Problem to work on — Output every line below without omitting or altering anything.

Provided data —
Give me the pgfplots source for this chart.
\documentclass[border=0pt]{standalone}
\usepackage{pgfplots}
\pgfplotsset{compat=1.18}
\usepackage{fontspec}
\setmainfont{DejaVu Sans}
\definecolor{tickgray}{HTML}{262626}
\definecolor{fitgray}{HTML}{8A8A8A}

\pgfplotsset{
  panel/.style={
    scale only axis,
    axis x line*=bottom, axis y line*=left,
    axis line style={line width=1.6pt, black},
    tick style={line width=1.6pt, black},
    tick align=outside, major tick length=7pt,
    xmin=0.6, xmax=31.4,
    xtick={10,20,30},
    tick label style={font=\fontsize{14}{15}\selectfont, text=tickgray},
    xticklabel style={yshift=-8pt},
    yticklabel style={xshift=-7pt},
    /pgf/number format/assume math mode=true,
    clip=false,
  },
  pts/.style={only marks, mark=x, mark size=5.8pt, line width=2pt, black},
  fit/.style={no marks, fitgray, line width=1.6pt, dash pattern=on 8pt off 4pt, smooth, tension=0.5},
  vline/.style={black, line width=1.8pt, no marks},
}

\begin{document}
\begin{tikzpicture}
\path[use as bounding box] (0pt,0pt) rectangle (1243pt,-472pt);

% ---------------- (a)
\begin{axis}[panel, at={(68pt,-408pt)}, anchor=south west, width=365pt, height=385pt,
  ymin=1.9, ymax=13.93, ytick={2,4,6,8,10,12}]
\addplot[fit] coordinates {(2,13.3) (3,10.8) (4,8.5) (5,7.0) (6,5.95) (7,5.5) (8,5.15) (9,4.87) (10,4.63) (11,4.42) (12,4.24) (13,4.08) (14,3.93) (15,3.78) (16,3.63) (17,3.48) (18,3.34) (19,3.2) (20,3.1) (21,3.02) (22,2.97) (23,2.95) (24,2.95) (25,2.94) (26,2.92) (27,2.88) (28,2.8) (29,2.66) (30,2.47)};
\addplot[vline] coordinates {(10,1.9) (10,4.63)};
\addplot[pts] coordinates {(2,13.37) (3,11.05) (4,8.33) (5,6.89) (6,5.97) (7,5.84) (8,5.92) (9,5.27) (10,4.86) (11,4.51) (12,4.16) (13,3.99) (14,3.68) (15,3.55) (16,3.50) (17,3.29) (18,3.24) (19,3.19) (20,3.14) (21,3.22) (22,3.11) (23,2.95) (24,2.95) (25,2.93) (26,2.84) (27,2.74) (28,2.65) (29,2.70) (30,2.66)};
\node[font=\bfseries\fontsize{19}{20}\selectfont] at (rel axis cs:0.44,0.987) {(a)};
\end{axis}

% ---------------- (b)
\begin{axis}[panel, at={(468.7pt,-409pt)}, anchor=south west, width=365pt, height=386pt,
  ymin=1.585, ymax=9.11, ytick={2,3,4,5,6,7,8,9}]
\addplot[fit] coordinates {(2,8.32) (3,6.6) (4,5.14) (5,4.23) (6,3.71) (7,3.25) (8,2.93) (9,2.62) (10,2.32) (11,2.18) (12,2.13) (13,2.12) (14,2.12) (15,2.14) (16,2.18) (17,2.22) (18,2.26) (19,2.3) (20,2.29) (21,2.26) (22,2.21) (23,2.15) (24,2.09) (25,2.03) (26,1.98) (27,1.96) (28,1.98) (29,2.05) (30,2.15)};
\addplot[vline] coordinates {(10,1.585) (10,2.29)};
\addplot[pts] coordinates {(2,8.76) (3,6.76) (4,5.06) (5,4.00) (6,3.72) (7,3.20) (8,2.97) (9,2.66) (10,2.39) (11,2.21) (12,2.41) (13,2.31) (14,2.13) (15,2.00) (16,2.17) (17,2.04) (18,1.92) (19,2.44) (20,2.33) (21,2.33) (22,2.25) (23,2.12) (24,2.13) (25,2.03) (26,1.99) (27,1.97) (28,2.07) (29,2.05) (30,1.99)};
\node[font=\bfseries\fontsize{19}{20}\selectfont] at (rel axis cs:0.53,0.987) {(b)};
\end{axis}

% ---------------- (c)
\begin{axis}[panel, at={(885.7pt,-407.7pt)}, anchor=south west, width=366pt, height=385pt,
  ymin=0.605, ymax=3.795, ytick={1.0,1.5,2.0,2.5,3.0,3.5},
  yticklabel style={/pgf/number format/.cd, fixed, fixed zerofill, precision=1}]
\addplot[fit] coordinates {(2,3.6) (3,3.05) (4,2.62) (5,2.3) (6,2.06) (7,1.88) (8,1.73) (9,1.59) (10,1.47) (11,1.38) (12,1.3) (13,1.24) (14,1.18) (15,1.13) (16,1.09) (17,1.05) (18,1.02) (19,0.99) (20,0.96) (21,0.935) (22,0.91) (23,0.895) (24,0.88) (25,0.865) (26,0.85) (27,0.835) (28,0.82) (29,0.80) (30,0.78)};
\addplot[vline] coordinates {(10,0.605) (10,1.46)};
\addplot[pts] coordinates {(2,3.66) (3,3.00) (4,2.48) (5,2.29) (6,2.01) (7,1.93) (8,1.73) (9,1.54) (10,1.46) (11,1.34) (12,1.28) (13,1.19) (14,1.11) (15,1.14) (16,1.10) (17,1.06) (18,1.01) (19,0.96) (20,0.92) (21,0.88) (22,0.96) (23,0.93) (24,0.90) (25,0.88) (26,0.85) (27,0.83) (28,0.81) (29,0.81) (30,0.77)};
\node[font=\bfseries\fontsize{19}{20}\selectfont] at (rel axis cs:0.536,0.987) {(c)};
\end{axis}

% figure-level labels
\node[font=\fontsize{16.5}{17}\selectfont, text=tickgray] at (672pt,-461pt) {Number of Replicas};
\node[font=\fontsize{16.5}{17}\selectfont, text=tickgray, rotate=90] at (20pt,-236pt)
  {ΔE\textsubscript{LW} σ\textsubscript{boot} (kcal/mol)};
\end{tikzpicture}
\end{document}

Full solution —
Give me the pgfplots source for this chart.
\documentclass[border=0pt]{standalone}
\usepackage{pgfplots}
\pgfplotsset{compat=1.18}
\usepackage{fontspec}
\setmainfont{DejaVu Sans}
\definecolor{tickgray}{HTML}{262626}
\definecolor{fitgray}{HTML}{8A8A8A}

\pgfplotsset{
  panel/.style={
    scale only axis,
    axis x line*=bottom, axis y line*=left,
    axis line style={line width=1.6pt, black},
    tick style={line width=1.6pt, black},
    tick align=outside, major tick length=7pt,
    xmin=0.6, xmax=31.4,
    xtick={10,20,30},
    tick label style={font=\fontsize{14}{15}\selectfont, text=tickgray},
    xticklabel style={yshift=-8pt},
    yticklabel style={xshift=-7pt},
    /pgf/number format/assume math mode=true,
    clip=false,
  },
  pts/.style={only marks, mark=x, mark size=5.8pt, line width=2pt, black},
  fit/.style={no marks, fitgray, line width=1.6pt, dash pattern=on 8pt off 4pt, smooth, tension=0.5},
  vline/.style={black, line width=1.8pt, no marks},
}

\begin{document}
\begin{tikzpicture}
\path[use as bounding box] (0pt,0pt) rectangle (1243pt,-472pt);

% ---------------- (a)
\begin{axis}[panel, at={(68pt,-408pt)}, anchor=south west, width=365pt, height=385pt,
  ymin=1.9, ymax=13.93, ytick={2,4,6,8,10,12}]
\addplot[fit] coordinates {(2,13.3) (3,10.8) (4,8.5) (5,7.0) (6,5.95) (7,5.5) (8,5.15) (9,4.87) (10,4.63) (11,4.42) (12,4.24) (13,4.08) (14,3.93) (15,3.78) (16,3.63) (17,3.48) (18,3.34) (19,3.2) (20,3.1) (21,3.02) (22,2.97) (23,2.95) (24,2.95) (25,2.94) (26,2.92) (27,2.88) (28,2.8) (29,2.66) (30,2.47)};
\addplot[vline] coordinates {(10,1.9) (10,4.63)};
\addplot[pts] coordinates {(2,13.37) (3,11.05) (4,8.33) (5,6.89) (6,5.97) (7,5.84) (8,5.92) (9,5.27) (10,4.86) (11,4.51) (12,4.16) (13,3.99) (14,3.68) (15,3.55) (16,3.50) (17,3.29) (18,3.24) (19,3.19) (20,3.14) (21,3.22) (22,3.11) (23,2.95) (24,2.95) (25,2.93) (26,2.84) (27,2.74) (28,2.65) (29,2.70) (30,2.66)};
\node[font=\bfseries\fontsize{19}{20}\selectfont] at (rel axis cs:0.44,0.987) {(a)};
\end{axis}

% ---------------- (b)
\begin{axis}[panel, at={(468.7pt,-409pt)}, anchor=south west, width=365pt, height=386pt,
  ymin=1.585, ymax=9.11, ytick={2,3,4,5,6,7,8,9}]
\addplot[fit] coordinates {(2,8.32) (3,6.6) (4,5.14) (5,4.23) (6,3.71) (7,3.25) (8,2.93) (9,2.62) (10,2.32) (11,2.18) (12,2.13) (13,2.12) (14,2.12) (15,2.14) (16,2.18) (17,2.22) (18,2.26) (19,2.3) (20,2.29) (21,2.26) (22,2.21) (23,2.15) (24,2.09) (25,2.03) (26,1.98) (27,1.96) (28,1.98) (29,2.05) (30,2.15)};
\addplot[vline] coordinates {(10,1.585) (10,2.29)};
\addplot[pts] coordinates {(2,8.76) (3,6.76) (4,5.06) (5,4.00) (6,3.72) (7,3.20) (8,2.97) (9,2.66) (10,2.39) (11,2.21) (12,2.41) (13,2.31) (14,2.13) (15,2.00) (16,2.17) (17,2.04) (18,1.92) (19,2.44) (20,2.33) (21,2.33) (22,2.25) (23,2.12) (24,2.13) (25,2.03) (26,1.99) (27,1.97) (28,2.07) (29,2.05) (30,1.99)};
\node[font=\bfseries\fontsize{19}{20}\selectfont] at (rel axis cs:0.53,0.987) {(b)};
\end{axis}

% ---------------- (c)
\begin{axis}[panel, at={(885.7pt,-407.7pt)}, anchor=south west, width=366pt, height=385pt,
  ymin=0.605, ymax=3.795, ytick={1.0,1.5,2.0,2.5,3.0,3.5},
  yticklabel style={/pgf/number format/.cd, fixed, fixed zerofill, precision=1}]
\addplot[fit] coordinates {(2,3.6) (3,3.05) (4,2.62) (5,2.3) (6,2.06) (7,1.88) (8,1.73) (9,1.59) (10,1.47) (11,1.38) (12,1.3) (13,1.24) (14,1.18) (15,1.13) (16,1.09) (17,1.05) (18,1.02) (19,0.99) (20,0.96) (21,0.935) (22,0.91) (23,0.895) (24,0.88) (25,0.865) (26,0.85) (27,0.835) (28,0.82) (29,0.80) (30,0.78)};
\addplot[vline] coordinates {(10,0.605) (10,1.46)};
\addplot[pts] coordinates {(2,3.66) (3,3.00) (4,2.48) (5,2.29) (6,2.01) (7,1.93) (8,1.73) (9,1.54) (10,1.46) (11,1.34) (12,1.28) (13,1.19) (14,1.11) (15,1.14) (16,1.10) (17,1.06) (18,1.01) (19,0.96) (20,0.92) (21,0.88) (22,0.96) (23,0.93) (24,0.90) (25,0.88) (26,0.85) (27,0.83) (28,0.81) (29,0.81) (30,0.77)};
\node[font=\bfseries\fontsize{19}{20}\selectfont] at (rel axis cs:0.536,0.987) {(c)};
\end{axis}

% figure-level labels
\node[font=\fontsize{16.5}{17}\selectfont, text=tickgray] at (672pt,-461pt) {Number of Replicas};
\node[font=\fontsize{16.5}{17}\selectfont, text=tickgray, rotate=90] at (20pt,-236pt)
  {ΔE\textsubscript{LW} σ\textsubscript{boot} (kcal/mol)};
\end{tikzpicture}
\end{document}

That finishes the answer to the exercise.